WHAT TO PRODUCE:
What is to be transcribed is the run of lines opening with the one that has "Convert this chart to matplotlib code." and closing with the one that has "ha='left', va='center', fontsize=16.5, color='black')", and only that run, exactly.

SUPPLIED DATA:
────────────────────────────────────────
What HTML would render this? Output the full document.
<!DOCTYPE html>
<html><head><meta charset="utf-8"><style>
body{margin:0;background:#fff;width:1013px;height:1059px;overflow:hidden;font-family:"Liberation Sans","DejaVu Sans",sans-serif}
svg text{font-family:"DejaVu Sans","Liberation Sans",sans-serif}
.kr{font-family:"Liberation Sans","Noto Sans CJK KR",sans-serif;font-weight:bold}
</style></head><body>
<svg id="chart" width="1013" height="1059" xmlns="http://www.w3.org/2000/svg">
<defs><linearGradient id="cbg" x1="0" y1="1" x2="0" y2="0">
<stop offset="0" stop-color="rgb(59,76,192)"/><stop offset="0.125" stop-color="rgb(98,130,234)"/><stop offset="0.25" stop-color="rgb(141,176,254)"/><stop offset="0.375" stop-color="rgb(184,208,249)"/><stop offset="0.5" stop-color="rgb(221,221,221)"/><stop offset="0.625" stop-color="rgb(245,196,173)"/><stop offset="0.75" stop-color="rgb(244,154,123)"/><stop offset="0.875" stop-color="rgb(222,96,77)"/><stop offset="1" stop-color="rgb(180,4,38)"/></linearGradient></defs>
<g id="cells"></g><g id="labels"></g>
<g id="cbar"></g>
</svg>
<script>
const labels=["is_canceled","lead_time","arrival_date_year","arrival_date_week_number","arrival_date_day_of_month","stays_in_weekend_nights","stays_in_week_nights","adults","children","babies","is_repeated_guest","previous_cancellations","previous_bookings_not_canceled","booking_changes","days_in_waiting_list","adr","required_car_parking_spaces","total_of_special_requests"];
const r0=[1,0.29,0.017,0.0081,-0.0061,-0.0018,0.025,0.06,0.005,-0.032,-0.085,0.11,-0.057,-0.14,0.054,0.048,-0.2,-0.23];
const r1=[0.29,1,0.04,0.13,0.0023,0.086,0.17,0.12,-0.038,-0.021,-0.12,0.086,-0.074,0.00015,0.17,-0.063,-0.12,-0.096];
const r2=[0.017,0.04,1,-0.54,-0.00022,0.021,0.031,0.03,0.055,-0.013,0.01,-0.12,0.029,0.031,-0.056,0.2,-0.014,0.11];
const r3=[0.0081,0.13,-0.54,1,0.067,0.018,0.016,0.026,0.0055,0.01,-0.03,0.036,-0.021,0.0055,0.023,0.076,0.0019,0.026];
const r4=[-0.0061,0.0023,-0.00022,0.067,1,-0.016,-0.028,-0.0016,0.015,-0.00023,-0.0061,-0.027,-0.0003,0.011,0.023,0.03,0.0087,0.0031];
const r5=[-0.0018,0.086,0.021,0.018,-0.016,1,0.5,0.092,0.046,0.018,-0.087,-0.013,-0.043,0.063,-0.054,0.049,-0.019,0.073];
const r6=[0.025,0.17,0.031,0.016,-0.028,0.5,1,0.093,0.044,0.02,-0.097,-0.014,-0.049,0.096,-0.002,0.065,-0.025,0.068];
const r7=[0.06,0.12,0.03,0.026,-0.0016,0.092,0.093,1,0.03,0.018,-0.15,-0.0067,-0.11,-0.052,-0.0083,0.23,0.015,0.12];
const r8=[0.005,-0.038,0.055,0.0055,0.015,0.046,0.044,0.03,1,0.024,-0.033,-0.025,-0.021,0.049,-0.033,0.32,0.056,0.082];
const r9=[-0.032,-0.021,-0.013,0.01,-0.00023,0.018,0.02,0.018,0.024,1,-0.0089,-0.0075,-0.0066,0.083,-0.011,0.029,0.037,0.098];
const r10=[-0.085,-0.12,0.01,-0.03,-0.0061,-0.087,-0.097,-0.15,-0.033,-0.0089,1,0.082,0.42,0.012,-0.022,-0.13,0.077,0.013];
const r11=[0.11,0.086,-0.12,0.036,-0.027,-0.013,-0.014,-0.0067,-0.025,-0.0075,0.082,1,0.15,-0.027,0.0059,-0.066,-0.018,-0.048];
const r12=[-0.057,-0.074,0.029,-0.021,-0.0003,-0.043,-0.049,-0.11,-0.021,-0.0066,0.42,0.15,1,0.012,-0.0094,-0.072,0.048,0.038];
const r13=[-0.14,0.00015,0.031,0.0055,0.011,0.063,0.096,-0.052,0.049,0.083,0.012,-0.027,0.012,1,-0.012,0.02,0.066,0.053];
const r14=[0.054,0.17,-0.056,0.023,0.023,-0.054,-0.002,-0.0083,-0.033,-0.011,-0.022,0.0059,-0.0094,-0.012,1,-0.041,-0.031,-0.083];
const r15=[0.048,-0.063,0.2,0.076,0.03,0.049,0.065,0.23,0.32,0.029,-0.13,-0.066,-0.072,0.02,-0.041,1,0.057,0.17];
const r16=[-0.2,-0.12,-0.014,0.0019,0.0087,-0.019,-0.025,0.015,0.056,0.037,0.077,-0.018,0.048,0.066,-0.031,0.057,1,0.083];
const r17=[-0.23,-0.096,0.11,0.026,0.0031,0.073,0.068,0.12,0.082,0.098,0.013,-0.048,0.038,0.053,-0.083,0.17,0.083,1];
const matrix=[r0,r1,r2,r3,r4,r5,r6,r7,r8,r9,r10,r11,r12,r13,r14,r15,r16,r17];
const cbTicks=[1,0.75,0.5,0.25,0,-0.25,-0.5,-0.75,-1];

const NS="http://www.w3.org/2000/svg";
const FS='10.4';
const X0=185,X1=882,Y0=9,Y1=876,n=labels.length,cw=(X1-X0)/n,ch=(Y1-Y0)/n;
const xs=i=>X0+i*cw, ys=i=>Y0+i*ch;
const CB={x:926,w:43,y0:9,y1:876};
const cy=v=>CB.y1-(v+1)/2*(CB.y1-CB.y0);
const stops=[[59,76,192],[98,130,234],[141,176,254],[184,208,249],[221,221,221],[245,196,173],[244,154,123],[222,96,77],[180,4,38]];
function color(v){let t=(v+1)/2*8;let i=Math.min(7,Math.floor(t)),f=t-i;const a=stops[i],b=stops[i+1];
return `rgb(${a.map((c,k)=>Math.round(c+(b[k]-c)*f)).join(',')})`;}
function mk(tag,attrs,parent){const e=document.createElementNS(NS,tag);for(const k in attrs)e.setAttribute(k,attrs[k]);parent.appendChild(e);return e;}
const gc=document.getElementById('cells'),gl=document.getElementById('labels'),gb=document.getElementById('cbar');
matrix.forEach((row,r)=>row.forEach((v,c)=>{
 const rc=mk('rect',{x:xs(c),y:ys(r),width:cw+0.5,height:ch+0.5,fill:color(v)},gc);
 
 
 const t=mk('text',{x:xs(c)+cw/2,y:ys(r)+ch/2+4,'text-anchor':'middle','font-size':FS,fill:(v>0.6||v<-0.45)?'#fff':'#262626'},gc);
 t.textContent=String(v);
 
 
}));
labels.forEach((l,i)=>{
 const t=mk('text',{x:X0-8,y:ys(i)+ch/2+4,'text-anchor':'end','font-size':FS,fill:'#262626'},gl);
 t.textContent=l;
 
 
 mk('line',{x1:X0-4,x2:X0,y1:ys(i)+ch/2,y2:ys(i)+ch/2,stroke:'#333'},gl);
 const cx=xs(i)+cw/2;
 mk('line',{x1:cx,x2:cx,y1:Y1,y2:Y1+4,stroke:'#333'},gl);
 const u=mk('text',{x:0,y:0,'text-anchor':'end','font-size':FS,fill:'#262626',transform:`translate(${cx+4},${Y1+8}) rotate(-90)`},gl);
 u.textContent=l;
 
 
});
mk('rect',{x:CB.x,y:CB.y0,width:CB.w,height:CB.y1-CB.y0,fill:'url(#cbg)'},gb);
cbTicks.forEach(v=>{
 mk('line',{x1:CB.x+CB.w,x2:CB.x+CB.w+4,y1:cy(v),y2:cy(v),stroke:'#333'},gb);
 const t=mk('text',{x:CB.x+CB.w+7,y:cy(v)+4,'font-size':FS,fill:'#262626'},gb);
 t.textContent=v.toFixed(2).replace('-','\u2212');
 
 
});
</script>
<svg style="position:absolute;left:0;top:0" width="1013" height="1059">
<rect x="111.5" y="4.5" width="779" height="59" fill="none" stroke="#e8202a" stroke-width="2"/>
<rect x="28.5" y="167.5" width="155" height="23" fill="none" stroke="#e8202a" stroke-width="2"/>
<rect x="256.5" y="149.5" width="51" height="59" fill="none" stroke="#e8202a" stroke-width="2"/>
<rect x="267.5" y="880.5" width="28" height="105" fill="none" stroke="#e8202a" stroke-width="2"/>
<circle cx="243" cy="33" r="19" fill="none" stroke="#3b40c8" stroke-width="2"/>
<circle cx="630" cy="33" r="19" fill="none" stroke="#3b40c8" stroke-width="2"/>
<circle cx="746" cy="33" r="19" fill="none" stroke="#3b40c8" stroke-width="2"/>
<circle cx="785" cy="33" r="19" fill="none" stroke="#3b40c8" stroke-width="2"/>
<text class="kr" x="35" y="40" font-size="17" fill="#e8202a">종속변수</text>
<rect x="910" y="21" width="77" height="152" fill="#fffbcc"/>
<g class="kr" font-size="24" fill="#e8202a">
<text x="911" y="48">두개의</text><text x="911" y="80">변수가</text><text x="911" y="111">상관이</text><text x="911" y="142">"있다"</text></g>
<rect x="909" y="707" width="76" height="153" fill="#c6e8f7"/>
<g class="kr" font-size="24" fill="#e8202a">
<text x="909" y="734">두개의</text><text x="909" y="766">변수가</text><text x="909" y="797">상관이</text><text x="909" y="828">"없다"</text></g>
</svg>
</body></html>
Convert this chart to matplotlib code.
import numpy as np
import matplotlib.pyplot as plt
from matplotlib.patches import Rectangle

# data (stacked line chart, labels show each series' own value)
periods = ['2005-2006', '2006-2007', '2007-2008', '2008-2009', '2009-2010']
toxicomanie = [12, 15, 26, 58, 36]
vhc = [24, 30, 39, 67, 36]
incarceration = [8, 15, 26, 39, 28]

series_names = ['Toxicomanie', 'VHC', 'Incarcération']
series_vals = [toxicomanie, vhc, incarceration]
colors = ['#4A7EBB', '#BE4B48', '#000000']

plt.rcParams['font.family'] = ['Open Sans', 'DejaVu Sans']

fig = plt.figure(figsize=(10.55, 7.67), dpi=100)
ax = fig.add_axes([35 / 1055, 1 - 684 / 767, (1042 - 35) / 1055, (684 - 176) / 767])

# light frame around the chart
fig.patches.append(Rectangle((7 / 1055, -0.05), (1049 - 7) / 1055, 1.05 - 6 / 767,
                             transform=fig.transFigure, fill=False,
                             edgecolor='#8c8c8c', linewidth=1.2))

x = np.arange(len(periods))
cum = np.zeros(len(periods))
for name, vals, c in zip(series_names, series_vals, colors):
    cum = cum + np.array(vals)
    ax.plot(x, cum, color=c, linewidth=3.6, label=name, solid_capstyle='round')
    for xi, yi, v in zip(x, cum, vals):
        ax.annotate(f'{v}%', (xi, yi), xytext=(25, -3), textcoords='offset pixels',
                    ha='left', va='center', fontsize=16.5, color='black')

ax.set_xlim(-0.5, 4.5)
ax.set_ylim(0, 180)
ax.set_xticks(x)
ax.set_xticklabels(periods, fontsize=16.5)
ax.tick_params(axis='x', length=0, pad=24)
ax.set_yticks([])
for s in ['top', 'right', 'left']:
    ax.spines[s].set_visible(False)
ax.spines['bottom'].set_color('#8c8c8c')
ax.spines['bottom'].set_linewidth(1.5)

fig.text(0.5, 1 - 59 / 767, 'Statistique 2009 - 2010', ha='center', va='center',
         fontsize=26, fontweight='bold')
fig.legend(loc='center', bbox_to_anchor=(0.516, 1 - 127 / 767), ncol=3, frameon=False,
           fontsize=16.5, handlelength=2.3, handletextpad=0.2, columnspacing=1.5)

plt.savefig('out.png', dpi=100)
────────────────────────────────────────
SOLVED EXERCISE:
Convert this chart to matplotlib code.
import numpy as np
import matplotlib.pyplot as plt
from matplotlib.patches import Rectangle

# data (stacked line chart, labels show each series' own value)
periods = ['2005-2006', '2006-2007', '2007-2008', '2008-2009', '2009-2010']
toxicomanie = [12, 15, 26, 58, 36]
vhc = [24, 30, 39, 67, 36]
incarceration = [8, 15, 26, 39, 28]

series_names = ['Toxicomanie', 'VHC', 'Incarcération']
series_vals = [toxicomanie, vhc, incarceration]
colors = ['#4A7EBB', '#BE4B48', '#000000']

plt.rcParams['font.family'] = ['Open Sans', 'DejaVu Sans']

fig = plt.figure(figsize=(10.55, 7.67), dpi=100)
ax = fig.add_axes([35 / 1055, 1 - 684 / 767, (1042 - 35) / 1055, (684 - 176) / 767])

# light frame around the chart
fig.patches.append(Rectangle((7 / 1055, -0.05), (1049 - 7) / 1055, 1.05 - 6 / 767,
                             transform=fig.transFigure, fill=False,
                             edgecolor='#8c8c8c', linewidth=1.2))

x = np.arange(len(periods))
cum = np.zeros(len(periods))
for name, vals, c in zip(series_names, series_vals, colors):
    cum = cum + np.array(vals)
    ax.plot(x, cum, color=c, linewidth=3.6, label=name, solid_capstyle='round')
    for xi, yi, v in zip(x, cum, vals):
        ax.annotate(f'{v}%', (xi, yi), xytext=(25, -3), textcoords='offset pixels',
                    ha='left', va='center', fontsize=16.5, color='black')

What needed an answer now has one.